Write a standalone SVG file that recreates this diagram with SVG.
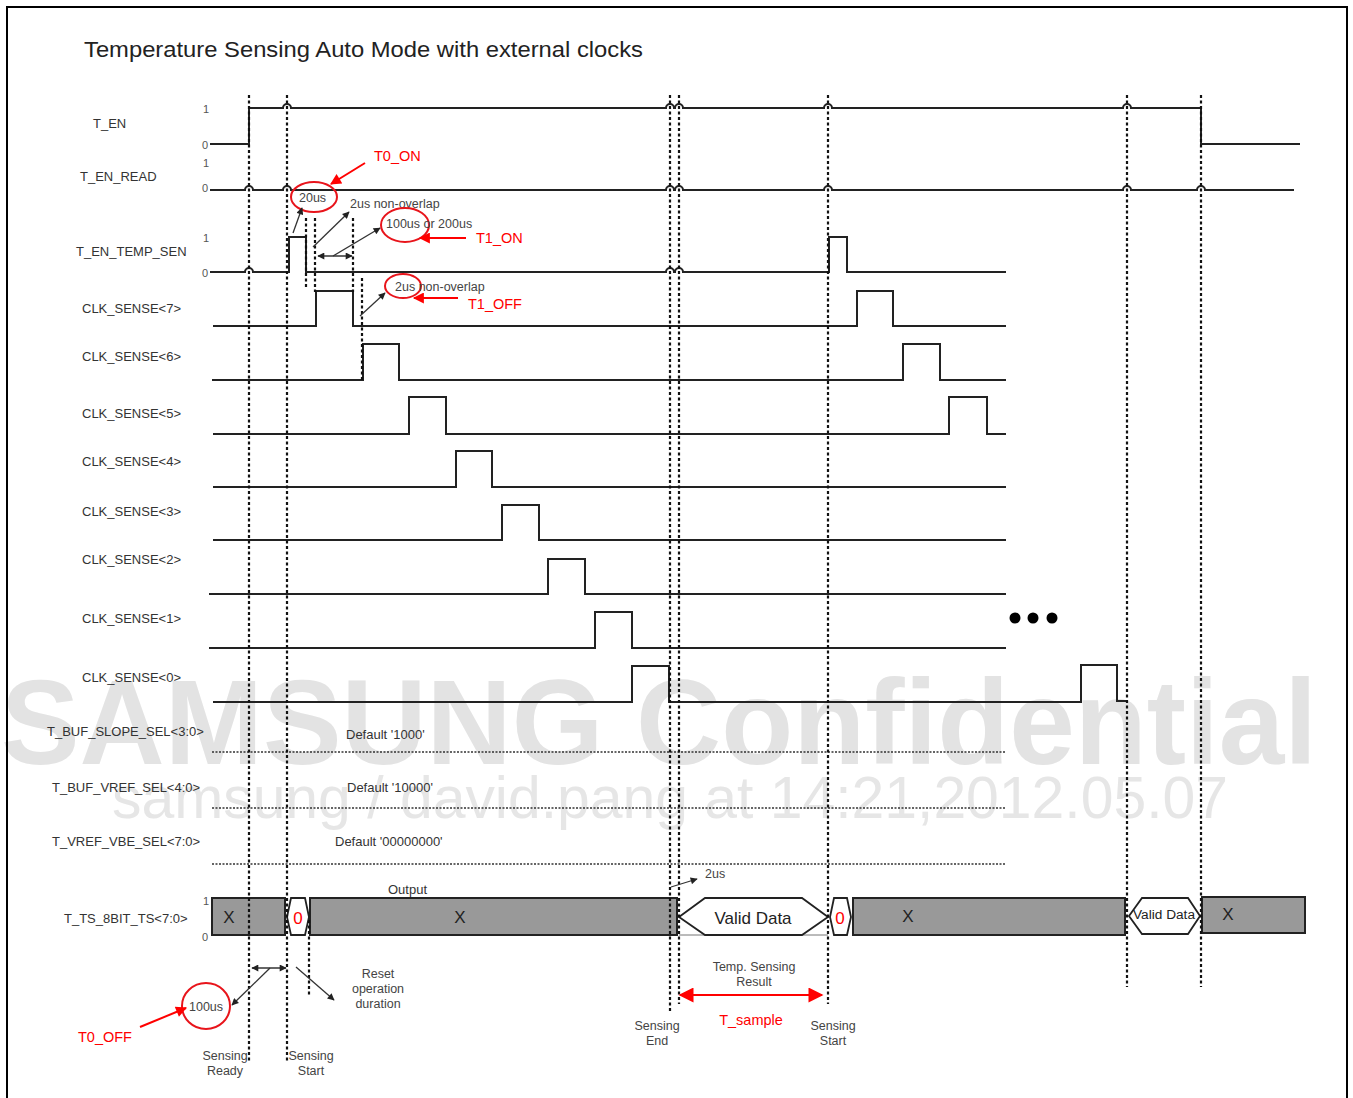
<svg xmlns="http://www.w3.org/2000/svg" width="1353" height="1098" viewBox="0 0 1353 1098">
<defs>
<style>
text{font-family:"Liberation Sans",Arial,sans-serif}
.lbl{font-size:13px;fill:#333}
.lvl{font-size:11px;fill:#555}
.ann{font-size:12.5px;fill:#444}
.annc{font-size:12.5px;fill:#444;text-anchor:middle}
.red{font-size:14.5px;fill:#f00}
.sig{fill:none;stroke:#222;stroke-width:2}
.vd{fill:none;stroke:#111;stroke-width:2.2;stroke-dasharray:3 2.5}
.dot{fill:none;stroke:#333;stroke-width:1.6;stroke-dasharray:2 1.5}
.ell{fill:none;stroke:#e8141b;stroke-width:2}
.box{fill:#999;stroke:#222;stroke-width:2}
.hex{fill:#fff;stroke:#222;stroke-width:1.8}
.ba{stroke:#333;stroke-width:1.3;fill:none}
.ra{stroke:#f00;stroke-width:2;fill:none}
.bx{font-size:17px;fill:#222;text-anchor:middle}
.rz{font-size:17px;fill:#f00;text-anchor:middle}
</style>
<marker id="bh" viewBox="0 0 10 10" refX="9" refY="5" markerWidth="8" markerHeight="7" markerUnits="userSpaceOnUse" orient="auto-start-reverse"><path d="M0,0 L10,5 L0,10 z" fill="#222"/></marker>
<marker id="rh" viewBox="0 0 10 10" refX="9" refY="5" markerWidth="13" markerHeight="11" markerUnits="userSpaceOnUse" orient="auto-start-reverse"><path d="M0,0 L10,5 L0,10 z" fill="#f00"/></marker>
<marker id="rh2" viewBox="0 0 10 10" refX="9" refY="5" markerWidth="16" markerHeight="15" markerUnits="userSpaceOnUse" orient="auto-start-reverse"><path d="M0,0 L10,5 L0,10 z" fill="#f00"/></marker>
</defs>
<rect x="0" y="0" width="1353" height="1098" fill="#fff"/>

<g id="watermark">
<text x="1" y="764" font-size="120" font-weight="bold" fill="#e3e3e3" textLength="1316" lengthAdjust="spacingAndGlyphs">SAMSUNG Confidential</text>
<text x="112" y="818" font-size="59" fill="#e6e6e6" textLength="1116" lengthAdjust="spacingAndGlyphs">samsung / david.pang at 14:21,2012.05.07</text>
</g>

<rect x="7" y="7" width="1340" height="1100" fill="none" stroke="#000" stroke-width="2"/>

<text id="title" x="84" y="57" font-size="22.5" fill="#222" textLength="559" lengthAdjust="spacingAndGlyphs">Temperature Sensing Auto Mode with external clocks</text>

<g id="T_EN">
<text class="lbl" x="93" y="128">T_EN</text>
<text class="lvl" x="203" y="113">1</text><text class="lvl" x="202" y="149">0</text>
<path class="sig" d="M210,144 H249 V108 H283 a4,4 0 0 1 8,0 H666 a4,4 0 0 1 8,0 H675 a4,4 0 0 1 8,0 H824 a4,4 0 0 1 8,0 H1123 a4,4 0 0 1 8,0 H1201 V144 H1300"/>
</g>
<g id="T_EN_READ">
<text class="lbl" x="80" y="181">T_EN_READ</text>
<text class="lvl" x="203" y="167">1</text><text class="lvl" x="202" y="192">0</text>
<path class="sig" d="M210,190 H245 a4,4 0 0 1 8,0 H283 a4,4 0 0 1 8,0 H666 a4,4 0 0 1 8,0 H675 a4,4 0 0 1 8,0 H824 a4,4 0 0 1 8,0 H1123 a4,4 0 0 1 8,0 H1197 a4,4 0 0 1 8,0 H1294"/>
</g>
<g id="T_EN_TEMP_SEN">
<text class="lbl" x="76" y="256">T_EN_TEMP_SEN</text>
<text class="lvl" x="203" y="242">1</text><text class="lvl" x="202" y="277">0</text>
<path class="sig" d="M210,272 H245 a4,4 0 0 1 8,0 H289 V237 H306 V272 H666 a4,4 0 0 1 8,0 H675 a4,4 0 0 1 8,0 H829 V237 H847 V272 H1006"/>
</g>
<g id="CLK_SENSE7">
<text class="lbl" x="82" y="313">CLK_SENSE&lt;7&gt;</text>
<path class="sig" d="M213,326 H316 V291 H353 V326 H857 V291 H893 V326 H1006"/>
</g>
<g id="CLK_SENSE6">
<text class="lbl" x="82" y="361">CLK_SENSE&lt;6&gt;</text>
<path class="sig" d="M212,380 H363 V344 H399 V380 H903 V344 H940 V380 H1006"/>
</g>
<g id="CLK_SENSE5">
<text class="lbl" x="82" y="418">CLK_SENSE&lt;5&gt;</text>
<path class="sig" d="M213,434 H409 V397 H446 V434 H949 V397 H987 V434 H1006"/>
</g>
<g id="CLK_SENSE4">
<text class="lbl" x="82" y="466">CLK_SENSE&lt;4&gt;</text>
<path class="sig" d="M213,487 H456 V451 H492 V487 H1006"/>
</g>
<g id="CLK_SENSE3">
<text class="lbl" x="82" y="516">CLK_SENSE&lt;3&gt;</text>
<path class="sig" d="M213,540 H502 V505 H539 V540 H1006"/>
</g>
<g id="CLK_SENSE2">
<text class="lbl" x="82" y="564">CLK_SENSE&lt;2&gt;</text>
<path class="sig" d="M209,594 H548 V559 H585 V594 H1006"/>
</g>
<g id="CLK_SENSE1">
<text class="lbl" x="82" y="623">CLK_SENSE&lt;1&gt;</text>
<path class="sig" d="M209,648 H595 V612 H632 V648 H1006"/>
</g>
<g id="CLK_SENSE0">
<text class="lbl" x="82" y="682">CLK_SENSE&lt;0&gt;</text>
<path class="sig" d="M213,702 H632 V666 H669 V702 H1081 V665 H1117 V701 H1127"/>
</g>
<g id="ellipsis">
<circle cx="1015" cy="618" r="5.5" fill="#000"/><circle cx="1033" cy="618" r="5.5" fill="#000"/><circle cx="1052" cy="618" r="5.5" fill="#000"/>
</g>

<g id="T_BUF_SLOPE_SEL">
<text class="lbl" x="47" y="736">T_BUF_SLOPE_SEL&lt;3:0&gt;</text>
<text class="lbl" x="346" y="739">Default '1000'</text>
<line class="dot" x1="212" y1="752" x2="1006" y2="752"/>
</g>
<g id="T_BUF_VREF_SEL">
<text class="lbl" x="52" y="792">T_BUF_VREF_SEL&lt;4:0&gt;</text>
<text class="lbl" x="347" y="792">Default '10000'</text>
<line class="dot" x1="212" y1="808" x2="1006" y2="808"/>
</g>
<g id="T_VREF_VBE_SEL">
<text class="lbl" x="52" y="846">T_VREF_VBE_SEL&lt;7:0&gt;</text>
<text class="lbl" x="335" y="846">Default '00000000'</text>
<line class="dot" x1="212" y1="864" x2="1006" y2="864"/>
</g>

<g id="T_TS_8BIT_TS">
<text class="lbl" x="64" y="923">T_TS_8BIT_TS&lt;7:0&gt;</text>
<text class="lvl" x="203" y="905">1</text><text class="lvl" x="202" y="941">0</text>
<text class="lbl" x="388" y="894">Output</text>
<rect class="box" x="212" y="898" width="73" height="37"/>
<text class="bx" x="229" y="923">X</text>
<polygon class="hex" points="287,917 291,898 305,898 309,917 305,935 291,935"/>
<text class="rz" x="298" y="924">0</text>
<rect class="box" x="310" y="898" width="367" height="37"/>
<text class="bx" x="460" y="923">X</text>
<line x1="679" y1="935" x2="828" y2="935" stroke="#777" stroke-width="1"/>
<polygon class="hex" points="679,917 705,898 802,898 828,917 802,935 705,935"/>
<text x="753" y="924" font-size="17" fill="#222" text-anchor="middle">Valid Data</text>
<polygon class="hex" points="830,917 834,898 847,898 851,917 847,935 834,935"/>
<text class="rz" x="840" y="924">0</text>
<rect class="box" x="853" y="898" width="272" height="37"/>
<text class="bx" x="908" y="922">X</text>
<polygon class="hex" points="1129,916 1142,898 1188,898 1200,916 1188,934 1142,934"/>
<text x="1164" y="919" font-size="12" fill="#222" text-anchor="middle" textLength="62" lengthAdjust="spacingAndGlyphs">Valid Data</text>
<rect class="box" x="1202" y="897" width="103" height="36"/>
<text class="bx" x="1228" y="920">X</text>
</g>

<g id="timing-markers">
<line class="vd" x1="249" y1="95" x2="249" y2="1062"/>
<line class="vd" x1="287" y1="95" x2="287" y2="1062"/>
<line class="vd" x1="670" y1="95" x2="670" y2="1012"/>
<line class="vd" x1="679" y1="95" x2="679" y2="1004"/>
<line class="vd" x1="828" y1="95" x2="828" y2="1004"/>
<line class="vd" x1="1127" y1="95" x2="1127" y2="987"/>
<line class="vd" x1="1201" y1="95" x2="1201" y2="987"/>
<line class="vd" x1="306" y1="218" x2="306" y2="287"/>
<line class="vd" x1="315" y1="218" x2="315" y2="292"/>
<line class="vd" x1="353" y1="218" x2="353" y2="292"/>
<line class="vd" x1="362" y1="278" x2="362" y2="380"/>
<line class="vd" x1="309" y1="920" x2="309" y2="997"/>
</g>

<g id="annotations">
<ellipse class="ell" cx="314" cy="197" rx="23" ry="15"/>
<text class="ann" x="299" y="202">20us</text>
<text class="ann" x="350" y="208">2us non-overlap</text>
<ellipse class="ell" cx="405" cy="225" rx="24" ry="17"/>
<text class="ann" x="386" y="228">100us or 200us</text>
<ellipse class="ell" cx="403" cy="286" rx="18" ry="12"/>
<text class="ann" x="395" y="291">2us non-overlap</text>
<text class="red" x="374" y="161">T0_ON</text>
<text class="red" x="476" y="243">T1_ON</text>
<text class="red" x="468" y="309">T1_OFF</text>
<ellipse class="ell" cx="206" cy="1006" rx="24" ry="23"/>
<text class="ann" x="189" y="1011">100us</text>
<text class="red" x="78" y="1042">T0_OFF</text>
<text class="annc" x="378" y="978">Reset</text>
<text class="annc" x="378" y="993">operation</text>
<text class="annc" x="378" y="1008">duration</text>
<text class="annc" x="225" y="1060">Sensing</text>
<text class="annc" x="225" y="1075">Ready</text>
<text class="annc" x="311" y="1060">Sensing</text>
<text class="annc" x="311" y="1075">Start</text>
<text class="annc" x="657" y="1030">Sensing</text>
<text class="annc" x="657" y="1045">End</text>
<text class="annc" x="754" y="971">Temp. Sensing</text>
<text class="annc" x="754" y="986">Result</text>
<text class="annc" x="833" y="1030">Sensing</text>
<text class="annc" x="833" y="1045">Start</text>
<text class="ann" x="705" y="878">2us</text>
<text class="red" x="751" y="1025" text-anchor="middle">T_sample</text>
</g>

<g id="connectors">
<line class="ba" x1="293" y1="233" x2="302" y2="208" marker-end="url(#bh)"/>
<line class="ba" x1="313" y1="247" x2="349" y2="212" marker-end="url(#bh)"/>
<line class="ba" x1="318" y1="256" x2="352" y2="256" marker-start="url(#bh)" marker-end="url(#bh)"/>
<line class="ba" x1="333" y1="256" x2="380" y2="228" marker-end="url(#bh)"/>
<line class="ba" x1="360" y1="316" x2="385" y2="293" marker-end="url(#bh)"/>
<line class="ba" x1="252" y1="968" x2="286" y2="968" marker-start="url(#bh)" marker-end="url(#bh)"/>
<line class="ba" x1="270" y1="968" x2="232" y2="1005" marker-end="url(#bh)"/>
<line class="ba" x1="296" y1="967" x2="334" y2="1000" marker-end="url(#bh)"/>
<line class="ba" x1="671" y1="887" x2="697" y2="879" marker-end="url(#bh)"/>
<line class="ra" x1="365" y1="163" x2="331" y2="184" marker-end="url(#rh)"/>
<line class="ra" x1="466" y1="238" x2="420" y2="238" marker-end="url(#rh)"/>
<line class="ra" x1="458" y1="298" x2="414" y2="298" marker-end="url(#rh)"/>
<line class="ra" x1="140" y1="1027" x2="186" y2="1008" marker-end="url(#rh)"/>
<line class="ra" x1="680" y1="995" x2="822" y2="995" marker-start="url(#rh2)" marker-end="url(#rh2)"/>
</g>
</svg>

• Objective: Count every line above that holds the string "with" and give the total, nothing more.

• Answer to this problem: 2